3. For Technical & Product Docs: Diátaxis

If your team is struggling with user-facing, API, or internal developer documentation being messy and unorganized, Diátaxis is the modern framework used by organizations like Canonical, Django, and Cloudflare.

  • How it works: It divides all documentation into four distinct quadrants based on the reader’s intent and whether they are working or learning:
  Practical (Action-oriented) Theoretical (Knowledge-oriented)
Learning-oriented Tutorials: Lessons that guide a beginner through a learning experience. Explanation: Discussion/context that clarifies a topic or architectural choice.
Goal-oriented How-To Guides: Practical steps to solve a specific, real-world problem. Reference: Technical descriptions of the machinery (e.g., API schemas, CLI commands).
  • Why it helps: It prevents “doc pollution,” where a single page tries to be an introduction, an API reference, and a tutorial all at once.

4. For Workflow Integration: Docs-as-Code

This is less about document structure and more about a process framework.
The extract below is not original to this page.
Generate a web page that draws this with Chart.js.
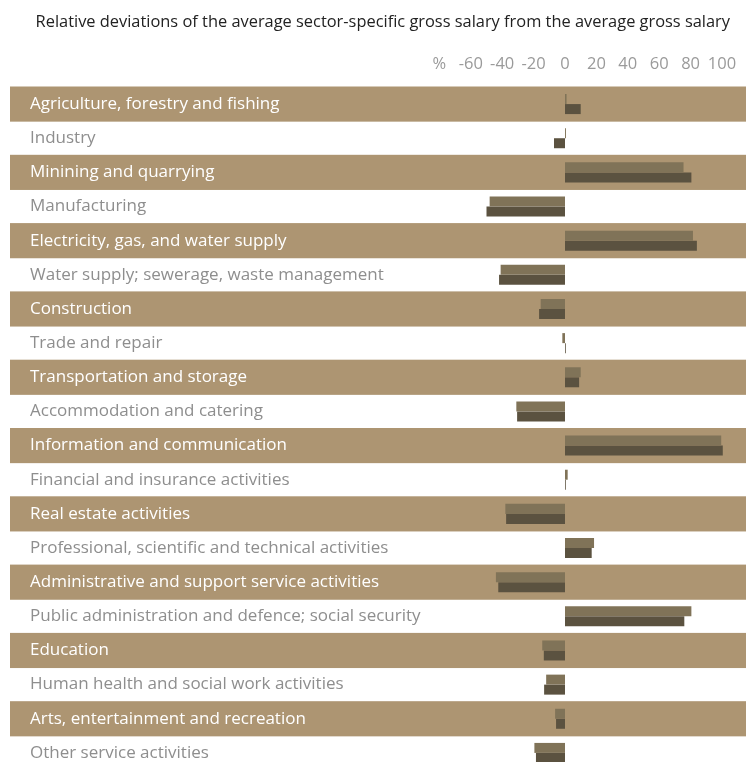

If your developers hate going to Notion or Confluence to update documents, you bring the documentation to them.

  • How it works: Documentation is treated exactly like software code:
  • Written in Markdown (.md).
  • Stored in the same Git repository as the codebase.
  • Reviewed via Pull Requests (a senior dev reviews code changes and doc changes at the same time).
  • Deployed automatically to an internal site (like Backstage, MkDocs, or Docusaurus) via CI/CD pipelines.

  • Why it helps: It integrates documentation seamlessly into the developer’s daily routine, dramatically increasing the likelihood that technical docs actually stay up to date.

Which one should you pick?

  • If your developers complain that “we don’t know how to structure our technical design notes,” adopt a stripped-down version of arc42 alongside the C4 Model for diagrams.
  • If your team says “our internal wiki is a chaotic mess where everything is buried,” reorganize your workspace categories using the Diátaxis quadrants.